— start of Recorded data —
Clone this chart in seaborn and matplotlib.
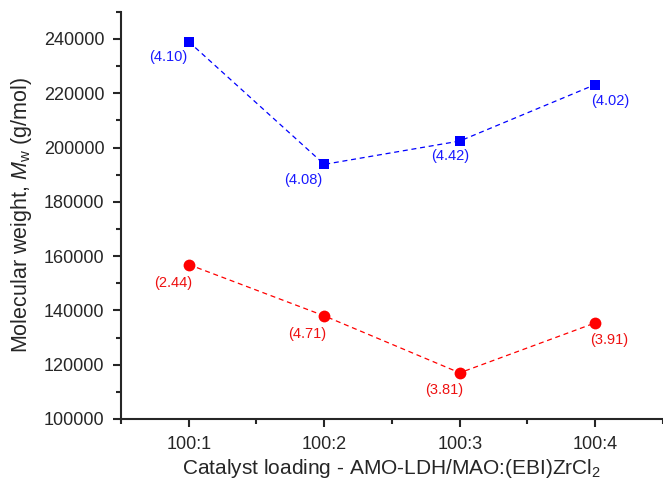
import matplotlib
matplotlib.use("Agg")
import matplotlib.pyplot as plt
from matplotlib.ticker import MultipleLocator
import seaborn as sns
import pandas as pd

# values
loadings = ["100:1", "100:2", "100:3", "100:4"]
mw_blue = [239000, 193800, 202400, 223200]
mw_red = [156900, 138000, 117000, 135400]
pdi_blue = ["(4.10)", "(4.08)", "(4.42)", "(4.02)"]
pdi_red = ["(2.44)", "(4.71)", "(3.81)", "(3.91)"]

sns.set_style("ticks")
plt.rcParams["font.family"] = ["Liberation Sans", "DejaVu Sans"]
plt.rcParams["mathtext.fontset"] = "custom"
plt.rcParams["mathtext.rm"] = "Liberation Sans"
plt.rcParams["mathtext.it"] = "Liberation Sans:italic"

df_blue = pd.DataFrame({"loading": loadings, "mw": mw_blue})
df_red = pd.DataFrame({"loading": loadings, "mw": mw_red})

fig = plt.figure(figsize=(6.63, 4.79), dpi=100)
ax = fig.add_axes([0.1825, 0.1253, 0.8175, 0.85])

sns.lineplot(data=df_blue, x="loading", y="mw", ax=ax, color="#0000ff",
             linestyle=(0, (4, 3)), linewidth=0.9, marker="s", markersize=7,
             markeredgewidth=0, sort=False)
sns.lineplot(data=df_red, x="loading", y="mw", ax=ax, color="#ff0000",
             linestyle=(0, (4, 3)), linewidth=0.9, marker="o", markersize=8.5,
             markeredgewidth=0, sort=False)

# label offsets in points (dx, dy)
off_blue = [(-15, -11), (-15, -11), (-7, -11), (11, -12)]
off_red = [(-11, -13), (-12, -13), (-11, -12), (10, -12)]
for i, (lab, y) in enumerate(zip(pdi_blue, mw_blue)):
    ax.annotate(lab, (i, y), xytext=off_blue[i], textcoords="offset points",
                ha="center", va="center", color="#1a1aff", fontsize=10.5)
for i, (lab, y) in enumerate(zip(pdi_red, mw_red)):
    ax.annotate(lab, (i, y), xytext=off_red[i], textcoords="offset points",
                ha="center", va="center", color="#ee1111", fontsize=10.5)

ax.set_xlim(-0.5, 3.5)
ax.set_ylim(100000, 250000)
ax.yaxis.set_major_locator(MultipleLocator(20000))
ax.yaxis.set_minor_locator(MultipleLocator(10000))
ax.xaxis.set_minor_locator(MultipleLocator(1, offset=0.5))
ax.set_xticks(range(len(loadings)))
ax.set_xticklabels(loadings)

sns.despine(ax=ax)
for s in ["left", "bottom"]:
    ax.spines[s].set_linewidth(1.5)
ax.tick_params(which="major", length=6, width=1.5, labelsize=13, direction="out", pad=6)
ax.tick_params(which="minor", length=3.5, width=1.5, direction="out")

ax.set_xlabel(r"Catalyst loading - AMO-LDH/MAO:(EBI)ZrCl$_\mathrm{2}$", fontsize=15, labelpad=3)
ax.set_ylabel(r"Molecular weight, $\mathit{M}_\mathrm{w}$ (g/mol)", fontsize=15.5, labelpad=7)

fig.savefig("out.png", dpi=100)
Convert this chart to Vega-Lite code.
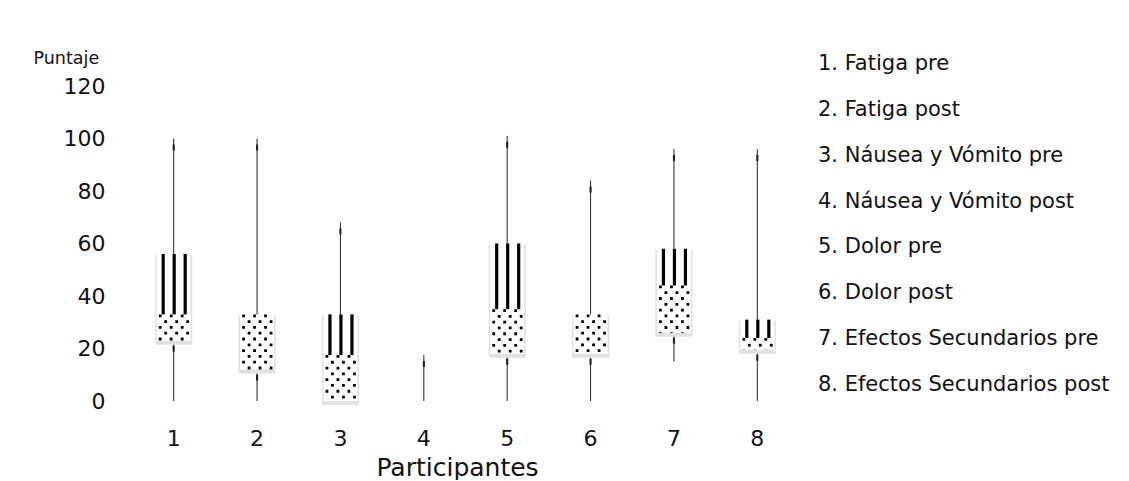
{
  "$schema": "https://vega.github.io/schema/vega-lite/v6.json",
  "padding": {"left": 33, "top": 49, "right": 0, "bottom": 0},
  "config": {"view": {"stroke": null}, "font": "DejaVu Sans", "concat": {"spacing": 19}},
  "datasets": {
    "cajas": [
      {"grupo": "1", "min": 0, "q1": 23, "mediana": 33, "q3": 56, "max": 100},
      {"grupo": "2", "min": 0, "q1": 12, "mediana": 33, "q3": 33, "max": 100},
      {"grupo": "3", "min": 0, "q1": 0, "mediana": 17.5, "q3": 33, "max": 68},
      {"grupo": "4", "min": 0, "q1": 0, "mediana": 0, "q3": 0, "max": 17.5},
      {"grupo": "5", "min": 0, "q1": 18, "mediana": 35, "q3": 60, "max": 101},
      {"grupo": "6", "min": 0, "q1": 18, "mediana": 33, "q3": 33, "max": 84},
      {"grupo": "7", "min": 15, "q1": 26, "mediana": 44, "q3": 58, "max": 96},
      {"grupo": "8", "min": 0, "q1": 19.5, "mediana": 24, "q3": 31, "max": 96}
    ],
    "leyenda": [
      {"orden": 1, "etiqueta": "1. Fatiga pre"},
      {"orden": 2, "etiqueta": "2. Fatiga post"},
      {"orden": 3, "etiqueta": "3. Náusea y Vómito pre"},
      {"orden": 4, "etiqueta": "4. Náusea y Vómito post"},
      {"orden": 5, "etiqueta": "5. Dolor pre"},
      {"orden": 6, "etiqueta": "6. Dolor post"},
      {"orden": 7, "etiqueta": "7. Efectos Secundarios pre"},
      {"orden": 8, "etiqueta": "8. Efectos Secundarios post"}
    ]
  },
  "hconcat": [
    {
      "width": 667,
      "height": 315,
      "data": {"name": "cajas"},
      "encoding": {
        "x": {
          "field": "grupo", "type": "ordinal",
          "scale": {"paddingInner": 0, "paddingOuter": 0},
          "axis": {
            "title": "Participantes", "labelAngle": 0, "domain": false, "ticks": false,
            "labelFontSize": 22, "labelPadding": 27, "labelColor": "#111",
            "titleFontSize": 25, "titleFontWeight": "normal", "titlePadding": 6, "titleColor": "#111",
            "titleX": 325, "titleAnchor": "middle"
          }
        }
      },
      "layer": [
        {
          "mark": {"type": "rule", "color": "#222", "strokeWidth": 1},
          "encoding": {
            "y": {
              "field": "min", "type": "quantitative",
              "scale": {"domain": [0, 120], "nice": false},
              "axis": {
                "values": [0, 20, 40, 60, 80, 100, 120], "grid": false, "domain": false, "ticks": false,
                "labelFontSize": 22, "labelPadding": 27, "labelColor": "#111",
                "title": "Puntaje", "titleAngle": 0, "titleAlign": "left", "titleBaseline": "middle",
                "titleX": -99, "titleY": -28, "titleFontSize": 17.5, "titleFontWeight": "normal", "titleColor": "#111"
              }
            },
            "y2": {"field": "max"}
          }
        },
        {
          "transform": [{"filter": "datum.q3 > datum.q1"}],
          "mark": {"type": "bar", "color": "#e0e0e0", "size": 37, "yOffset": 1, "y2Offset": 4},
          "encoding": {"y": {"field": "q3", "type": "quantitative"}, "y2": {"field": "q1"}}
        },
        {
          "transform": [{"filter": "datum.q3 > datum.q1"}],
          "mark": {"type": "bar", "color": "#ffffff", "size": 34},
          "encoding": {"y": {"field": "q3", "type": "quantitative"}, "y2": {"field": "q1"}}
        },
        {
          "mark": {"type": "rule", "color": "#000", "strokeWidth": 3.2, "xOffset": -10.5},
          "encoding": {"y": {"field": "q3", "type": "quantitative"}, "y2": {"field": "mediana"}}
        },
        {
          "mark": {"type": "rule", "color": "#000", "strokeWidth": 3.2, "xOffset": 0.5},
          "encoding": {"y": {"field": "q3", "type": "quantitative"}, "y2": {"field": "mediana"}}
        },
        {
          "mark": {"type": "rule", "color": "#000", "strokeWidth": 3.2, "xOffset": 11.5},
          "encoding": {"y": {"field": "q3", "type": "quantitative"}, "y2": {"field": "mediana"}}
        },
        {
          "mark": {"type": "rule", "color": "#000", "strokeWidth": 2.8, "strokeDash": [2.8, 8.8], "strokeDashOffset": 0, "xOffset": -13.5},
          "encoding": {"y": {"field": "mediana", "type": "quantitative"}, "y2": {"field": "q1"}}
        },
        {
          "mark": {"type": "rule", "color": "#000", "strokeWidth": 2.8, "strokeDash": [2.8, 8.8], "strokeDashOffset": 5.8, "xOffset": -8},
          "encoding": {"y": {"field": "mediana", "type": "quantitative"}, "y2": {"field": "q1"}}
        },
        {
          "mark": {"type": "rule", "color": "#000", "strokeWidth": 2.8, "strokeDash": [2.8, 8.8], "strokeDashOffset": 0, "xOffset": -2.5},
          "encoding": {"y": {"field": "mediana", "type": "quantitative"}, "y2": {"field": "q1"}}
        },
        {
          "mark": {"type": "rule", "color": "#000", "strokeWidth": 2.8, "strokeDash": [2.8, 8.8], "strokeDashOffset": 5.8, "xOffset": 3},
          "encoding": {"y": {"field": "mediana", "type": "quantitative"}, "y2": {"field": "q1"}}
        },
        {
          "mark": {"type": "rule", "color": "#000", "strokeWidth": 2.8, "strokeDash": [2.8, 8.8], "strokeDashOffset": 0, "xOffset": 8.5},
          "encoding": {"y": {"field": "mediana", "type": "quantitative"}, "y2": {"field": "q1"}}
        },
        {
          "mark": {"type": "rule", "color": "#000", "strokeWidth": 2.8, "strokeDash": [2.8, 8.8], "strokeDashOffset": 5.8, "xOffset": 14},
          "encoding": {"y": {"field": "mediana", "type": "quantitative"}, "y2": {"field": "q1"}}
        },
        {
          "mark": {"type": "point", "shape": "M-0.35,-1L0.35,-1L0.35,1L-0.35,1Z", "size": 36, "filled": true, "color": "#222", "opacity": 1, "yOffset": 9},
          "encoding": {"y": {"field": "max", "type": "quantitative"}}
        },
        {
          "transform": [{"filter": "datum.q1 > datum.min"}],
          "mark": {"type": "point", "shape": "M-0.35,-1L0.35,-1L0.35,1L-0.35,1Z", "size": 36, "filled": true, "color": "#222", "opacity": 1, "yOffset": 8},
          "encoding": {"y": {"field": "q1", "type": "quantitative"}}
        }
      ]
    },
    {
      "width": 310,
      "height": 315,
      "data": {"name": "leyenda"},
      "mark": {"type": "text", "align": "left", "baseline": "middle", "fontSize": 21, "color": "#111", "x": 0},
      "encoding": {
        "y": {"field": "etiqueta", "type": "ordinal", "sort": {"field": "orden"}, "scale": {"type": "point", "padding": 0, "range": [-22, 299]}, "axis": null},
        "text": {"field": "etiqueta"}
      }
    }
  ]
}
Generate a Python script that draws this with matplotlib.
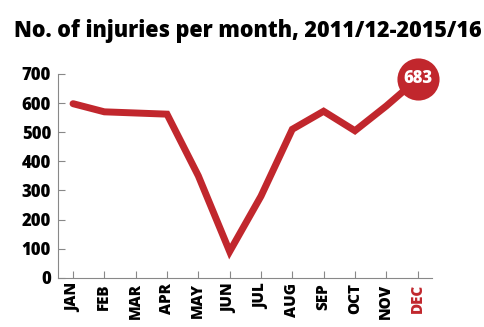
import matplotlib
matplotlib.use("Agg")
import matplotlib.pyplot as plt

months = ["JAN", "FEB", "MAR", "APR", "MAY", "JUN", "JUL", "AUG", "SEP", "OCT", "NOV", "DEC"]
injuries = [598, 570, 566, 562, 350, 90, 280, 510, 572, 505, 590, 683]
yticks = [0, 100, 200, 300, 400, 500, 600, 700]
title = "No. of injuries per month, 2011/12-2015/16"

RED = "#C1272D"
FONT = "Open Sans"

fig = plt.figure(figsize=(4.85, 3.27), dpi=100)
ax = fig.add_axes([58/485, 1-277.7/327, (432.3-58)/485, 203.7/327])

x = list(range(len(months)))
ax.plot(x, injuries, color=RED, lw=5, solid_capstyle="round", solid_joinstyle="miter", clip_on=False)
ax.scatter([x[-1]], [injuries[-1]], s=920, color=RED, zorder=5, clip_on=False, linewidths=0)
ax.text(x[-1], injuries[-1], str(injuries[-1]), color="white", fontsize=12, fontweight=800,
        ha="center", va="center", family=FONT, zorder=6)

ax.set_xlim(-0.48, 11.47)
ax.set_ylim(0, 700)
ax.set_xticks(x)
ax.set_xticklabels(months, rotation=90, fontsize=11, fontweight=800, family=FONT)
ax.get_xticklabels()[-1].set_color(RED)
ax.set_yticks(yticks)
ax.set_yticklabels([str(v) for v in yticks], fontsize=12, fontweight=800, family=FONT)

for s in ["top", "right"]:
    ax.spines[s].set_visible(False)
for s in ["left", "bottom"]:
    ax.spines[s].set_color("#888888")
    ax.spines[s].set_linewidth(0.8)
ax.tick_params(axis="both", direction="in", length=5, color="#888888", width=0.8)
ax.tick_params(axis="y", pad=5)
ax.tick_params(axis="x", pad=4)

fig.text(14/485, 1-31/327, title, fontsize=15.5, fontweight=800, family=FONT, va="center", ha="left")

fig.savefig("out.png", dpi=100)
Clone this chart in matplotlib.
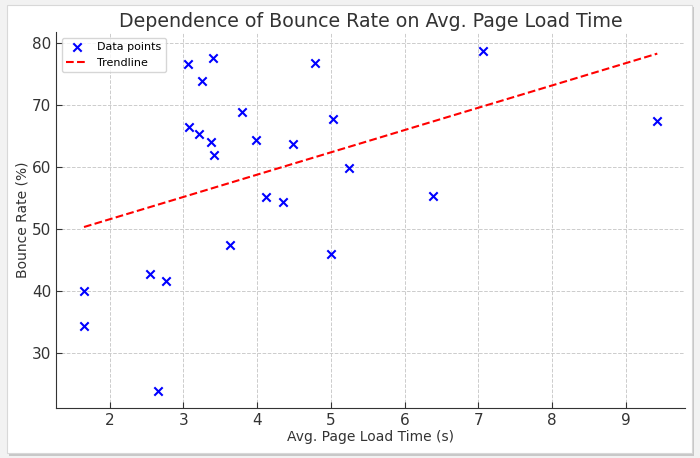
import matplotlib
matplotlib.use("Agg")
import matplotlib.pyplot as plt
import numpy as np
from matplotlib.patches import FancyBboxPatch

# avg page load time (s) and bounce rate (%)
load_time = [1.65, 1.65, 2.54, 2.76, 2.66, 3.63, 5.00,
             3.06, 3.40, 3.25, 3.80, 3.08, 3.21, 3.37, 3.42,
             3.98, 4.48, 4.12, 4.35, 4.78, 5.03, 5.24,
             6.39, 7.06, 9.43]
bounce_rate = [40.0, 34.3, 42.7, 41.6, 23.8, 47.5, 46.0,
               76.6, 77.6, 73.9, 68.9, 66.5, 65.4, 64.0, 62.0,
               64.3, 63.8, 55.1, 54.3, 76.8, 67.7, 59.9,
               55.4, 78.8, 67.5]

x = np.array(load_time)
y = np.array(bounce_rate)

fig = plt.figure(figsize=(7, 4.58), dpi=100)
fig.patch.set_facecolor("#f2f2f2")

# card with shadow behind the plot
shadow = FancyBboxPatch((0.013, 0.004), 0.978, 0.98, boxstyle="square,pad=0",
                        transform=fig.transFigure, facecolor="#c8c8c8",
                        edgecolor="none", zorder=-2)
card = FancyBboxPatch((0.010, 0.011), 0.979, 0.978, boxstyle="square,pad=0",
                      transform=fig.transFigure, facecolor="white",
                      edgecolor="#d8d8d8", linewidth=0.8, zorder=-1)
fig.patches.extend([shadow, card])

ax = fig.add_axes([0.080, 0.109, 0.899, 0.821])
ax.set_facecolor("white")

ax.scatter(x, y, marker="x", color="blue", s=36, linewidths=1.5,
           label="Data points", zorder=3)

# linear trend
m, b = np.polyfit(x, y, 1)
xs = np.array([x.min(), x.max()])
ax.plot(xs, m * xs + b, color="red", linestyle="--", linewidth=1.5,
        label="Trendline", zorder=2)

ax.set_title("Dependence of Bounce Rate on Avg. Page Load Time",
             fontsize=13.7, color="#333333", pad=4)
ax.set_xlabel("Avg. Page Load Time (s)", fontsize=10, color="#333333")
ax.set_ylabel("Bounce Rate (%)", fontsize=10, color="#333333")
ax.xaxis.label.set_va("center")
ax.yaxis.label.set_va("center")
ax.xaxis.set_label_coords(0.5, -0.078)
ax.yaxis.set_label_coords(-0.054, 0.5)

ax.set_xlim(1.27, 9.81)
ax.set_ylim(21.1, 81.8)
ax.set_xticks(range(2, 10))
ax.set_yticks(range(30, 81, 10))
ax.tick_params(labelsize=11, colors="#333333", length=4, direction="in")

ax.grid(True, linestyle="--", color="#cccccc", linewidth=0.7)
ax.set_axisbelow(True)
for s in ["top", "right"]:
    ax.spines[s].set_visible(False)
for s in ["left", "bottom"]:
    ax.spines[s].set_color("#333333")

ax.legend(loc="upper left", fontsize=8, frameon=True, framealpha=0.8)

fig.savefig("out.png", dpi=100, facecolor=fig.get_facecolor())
— end of Recorded data —
What is asked - Copy out each line of the data where the string "chart" appears.

Written response -
Clone this chart in seaborn and matplotlib.
Convert this chart to Vega-Lite code.
Clone this chart in matplotlib.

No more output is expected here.